Description of the task:
Extract the lines of the material below, beginning with the first and ending with the line that holds "0.32, 0.38, 0.22];". Skip every picture.

################

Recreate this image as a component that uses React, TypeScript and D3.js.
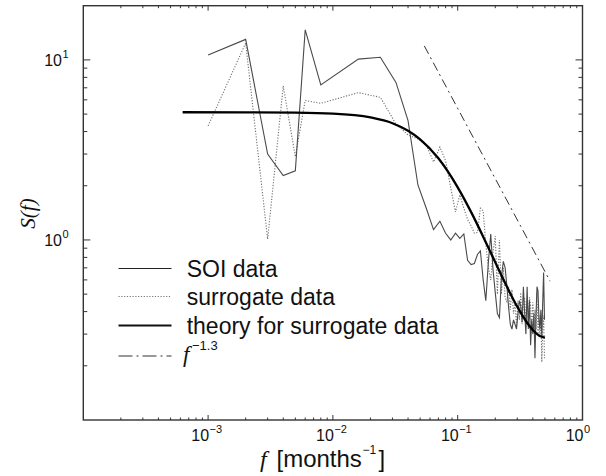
import React from 'react';
import * as d3 from 'd3';

const W = 606;
const H = 476;

// SOI data spectrum
const soiFreq = [0.001, 0.002, 0.003, 0.004, 0.005, 0.006, 0.008, 0.016, 0.024, 0.032, 0.04, 0.048, 0.056, 0.064, 0.072, 0.08, 0.088, 0.096, 0.104, 0.112, 0.12, 0.128, 0.136, 0.144, 0.152, 0.16, 0.168, 0.176, 0.184, 0.192, 0.2, 0.208, 0.216, 0.224, 0.232, 0.24, 0.248, 0.256, 0.264, 0.272, 0.28, 0.288, 0.296, 0.304, 0.312, 0.32, 0.328, 0.336, 0.344, 0.352, 0.36, 0.368, 0.376, 0.384, 0.392, 0.4, 0.408, 0.416, 0.424, 0.432, 0.44, 0.448, 0.456, 0.464, 0.472, 0.48, 0.488, 0.496];
const soiS = [10.66, 13.0, 3.0, 2.28, 2.42, 14.7, 7.27, 10.1, 10.35, 7.5, 4.6, 2.02, 1.5, 1.14, 1.27, 1.09, 1.0, 1.09, 1.02, 1.08, 0.77, 0.73, 0.74, 0.83, 0.87, 0.6, 0.46, 0.75, 1.08, 0.68, 0.51, 0.39, 0.37, 0.62, 0.76, 0.7, 0.55, 0.42, 0.34, 0.32, 0.36, 0.34, 0.32, 0.39, 0.46, 0.43, 0.35, 0.55, 0.39, 0.3, 0.55, 0.32, 0.46, 0.26, 0.36, 0.3, 0.39, 0.22, 0.38, 0.55, 0.52, 0.36, 0.32, 0.41, 0.29, 0.45, 0.66, 0.36];

// surrogate data spectrum
const surFreq = soiFreq;
const surS = [4.3, 12.4, 1.01, 7.17, 2.9, 5.95, 5.74, 6.58, 6.2, 4.4, 3.83, 3.64, 3.37, 2.71, 3.28, 2.75, 1.95, 1.43, 1.78, 1.5, 1.3, 1.2, 1.09, 1.1, 1.5, 1.45, 0.95, 0.7, 0.6, 0.86, 1.05, 0.5, 1.0, 0.5, 0.7, 0.48, 0.45, 0.55, 0.41, 0.53, 0.39, 0.45, 0.33, 0.46, 0.36, 0.51, 0.34, 0.43, 0.48, 0.33, 0.46, 0.36, 0.48, 0.43, 0.32, 0.45, 0.33, 0.41, 0.32, 0.51, 0.3, 0.38, 0.29, 0.39, 0.21, 0.32, 0.38, 0.22];

// theory for surrogate data
const theoryFreq = [0.000625, 0.002, 0.005, 0.01, 0.02, 0.03, 0.04, 0.05, 0.07, 0.1, 0.13, 0.16, 0.2, 0.25, 0.3, 0.35, 0.4, 0.45, 0.5];
const theoryS = [5.12, 5.11, 5.09, 5.03, 4.79, 4.45, 4.04, 3.62, 2.84, 1.96, 1.4, 1.043, 0.751, 0.544, 0.426, 0.357, 0.316, 0.294, 0.287];

// f^-1.3 reference line
const powFreq = [0.054, 0.55];
const powS = [11.96, 0.59];

const xTickValues = [1e-3, 1e-2, 1e-1, 1];
const xTickExp = ['\u22123', '\u22122', '\u22121', '0'];
const yTickValues = [1, 10];
const yTickExp = ['0', '1'];

const legendLabels = ['SOI data', 'surrogate data', 'theory for surrogate data'];

const SANS = '"Liberation Sans", Arial, Helvetica, sans-serif';
const SERIF = '"Liberation Serif", "Times New Roman", serif';

export default function App() {
  const left = 83.3, right = 582.5, top = 5.7, bottom = 420;
  const x = d3.scaleLog().domain([1e-4, 1]).range([left, right]);
  const y = d3.scaleLog().domain([0.1, 20]).range([bottom, top]);

  const line = d3.line<[number, number]>().x(d => x(d[0])).y(d => y(d[1]));
  const smooth = d3.line<[number, number]>().x(d => x(d[0])).y(d => y(d[1])).curve(d3.curveMonotoneX);

  const soi = soiFreq.map((f, i) => [f, soiS[i]] as [number, number]);
  const sur = surFreq.map((f, i) => [f, surS[i]] as [number, number]);
  const th = theoryFreq.map((f, i) => [f, theoryS[i]] as [number, number]);
  const pw = powFreq.map((f, i) => [f, powS[i]] as [number, number]);

  const isMajor = (v: number) => Math.abs(Math.log10(v) - Math.round(Math.log10(v))) < 1e-6;
  const xt = x.ticks().filter(v => v > 1e-4 && v < 1);
  const yt = y.ticks().filter(v => v > 0.1 && v < 20);

  const frame = '#333';
  const legendY = [268.5, 296.5, 325.5, 356];

  return (
    <svg width={W} height={H} style={{ position: 'absolute', left: 0, top: 0, background: '#fff' }}>
      <rect x={0} y={0} width={W} height={H} fill="#fff" />
      {xt.map((v, i) => {
        const len = isMajor(v) ? 5 : 2.5;
        return (
          <g key={'xt' + i}>
            <line x1={x(v)} x2={x(v)} y1={bottom} y2={bottom - len} stroke={frame} strokeWidth={1} />
            <line x1={x(v)} x2={x(v)} y1={top} y2={top + len} stroke={frame} strokeWidth={1} />
          </g>
        );
      })}
      {yt.map((v, i) => {
        const len = isMajor(v) ? 7 : 4;
        return (
          <g key={'yt' + i}>
            <line x1={left} x2={left + len} y1={y(v)} y2={y(v)} stroke={frame} strokeWidth={1} />
            <line x1={right} x2={right - len} y1={y(v)} y2={y(v)} stroke={frame} strokeWidth={1} />
          </g>
        );
      })}
      <path d={line(sur) || ''} fill="none" stroke="#707070" strokeWidth={1.1} strokeDasharray="1.2,1.6" />
      <path d={line(soi) || ''} fill="none" stroke="#4a4a4a" strokeWidth={1.1} />
      <path d={smooth(th) || ''} fill="none" stroke="#000" strokeWidth={2.3} />
      <path d={line(pw) || ''} fill="none" stroke="#333" strokeWidth={1} strokeDasharray="9,4,2,4" />
      <rect x={left} y={top} width={right - left} height={bottom - top} fill="none" stroke={frame} strokeWidth={1.4} />
      {xTickValues.map((v, i) => (
        <g key={'xl' + i}>
          <text x={x(v) + 1} y={440.5} fontFamily={SANS} fontSize={16} textAnchor="end" fill="#111">10</text>
          <text x={x(v) + 1.5} y={432.5} fontFamily={SANS} fontSize={11} fill="#111">{xTickExp[i]}</text>
        </g>
      ))}
      {yTickValues.map((v, i) => (
        <g key={'yl' + i}>
          <text x={62} y={y(v) + 6.5} fontFamily={SANS} fontSize={16} textAnchor="end" fill="#111">10</text>
          <text x={62.5} y={y(v) - 1.5} fontFamily={SANS} fontSize={11} fill="#111">{yTickExp[i]}</text>
        </g>
      ))}
      <text transform="translate(34.5,213.5) rotate(-90)" textAnchor="middle" fontFamily={SERIF} fontStyle="italic" fontSize={21} fill="#111">S(f)</text>
      <text x={260} y={467} fontFamily={SERIF} fontStyle="italic" fontSize={24} fill="#111">f</text>
      <text x={276.5} y={467} fontFamily={SANS} fontSize={24} fill="#111">[months</text>
      <text x={362.5} y={454} fontFamily={SANS} fontSize={12} fill="#111">{'\u22121'}</text>
      <text x={378.5} y={467} fontFamily={SANS} fontSize={24} fill="#111">]</text>
      <line x1={118.5} x2={171.5} y1={legendY[0]} y2={legendY[0]} stroke="#222" strokeWidth={1.1} />
      <line x1={118.5} x2={171.5} y1={legendY[1]} y2={legendY[1]} stroke="#777" strokeWidth={1.1} strokeDasharray="1.2,1.6" />
      <line x1={118.5} x2={171.5} y1={legendY[2]} y2={legendY[2]} stroke="#111" strokeWidth={1.8} />
      <line x1={118.5} x2={171.5} y1={legendY[3]} y2={legendY[3]} stroke="#333" strokeWidth={1} strokeDasharray="14,4,2,4" />
      {legendLabels.map((t, i) => (
        <text key={'lg' + i} x={186.7} y={legendY[i] + 8.3} fontFamily={SANS} fontSize={23} fill="#111">{t}</text>
      ))}
      <text x={183} y={362} fontFamily={SERIF} fontStyle="italic" fontSize={23} fill="#111">f</text>
      <text x={192} y={350} fontFamily={SANS} fontSize={13} fill="#111">{'\u22121.3'}</text>
    </svg>
  );
}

################

Reply:
Recreate this image as a component that uses React, TypeScript and D3.js.
import React from 'react';
import * as d3 from 'd3';

const W = 606;
const H = 476;

// SOI data spectrum
const soiFreq = [0.001, 0.002, 0.003, 0.004, 0.005, 0.006, 0.008, 0.016, 0.024, 0.032, 0.04, 0.048, 0.056, 0.064, 0.072, 0.08, 0.088, 0.096, 0.104, 0.112, 0.12, 0.128, 0.136, 0.144, 0.152, 0.16, 0.168, 0.176, 0.184, 0.192, 0.2, 0.208, 0.216, 0.224, 0.232, 0.24, 0.248, 0.256, 0.264, 0.272, 0.28, 0.288, 0.296, 0.304, 0.312, 0.32, 0.328, 0.336, 0.344, 0.352, 0.36, 0.368, 0.376, 0.384, 0.392, 0.4, 0.408, 0.416, 0.424, 0.432, 0.44, 0.448, 0.456, 0.464, 0.472, 0.48, 0.488, 0.496];
const soiS = [10.66, 13.0, 3.0, 2.28, 2.42, 14.7, 7.27, 10.1, 10.35, 7.5, 4.6, 2.02, 1.5, 1.14, 1.27, 1.09, 1.0, 1.09, 1.02, 1.08, 0.77, 0.73, 0.74, 0.83, 0.87, 0.6, 0.46, 0.75, 1.08, 0.68, 0.51, 0.39, 0.37, 0.62, 0.76, 0.7, 0.55, 0.42, 0.34, 0.32, 0.36, 0.34, 0.32, 0.39, 0.46, 0.43, 0.35, 0.55, 0.39, 0.3, 0.55, 0.32, 0.46, 0.26, 0.36, 0.3, 0.39, 0.22, 0.38, 0.55, 0.52, 0.36, 0.32, 0.41, 0.29, 0.45, 0.66, 0.36];

// surrogate data spectrum
const surFreq = soiFreq;
const surS = [4.3, 12.4, 1.01, 7.17, 2.9, 5.95, 5.74, 6.58, 6.2, 4.4, 3.83, 3.64, 3.37, 2.71, 3.28, 2.75, 1.95, 1.43, 1.78, 1.5, 1.3, 1.2, 1.09, 1.1, 1.5, 1.45, 0.95, 0.7, 0.6, 0.86, 1.05, 0.5, 1.0, 0.5, 0.7, 0.48, 0.45, 0.55, 0.41, 0.53, 0.39, 0.45, 0.33, 0.46, 0.36, 0.51, 0.34, 0.43, 0.48, 0.33, 0.46, 0.36, 0.48, 0.43, 0.32, 0.45, 0.33, 0.41, 0.32, 0.51, 0.3, 0.38, 0.29, 0.39, 0.21, 0.32, 0.38, 0.22];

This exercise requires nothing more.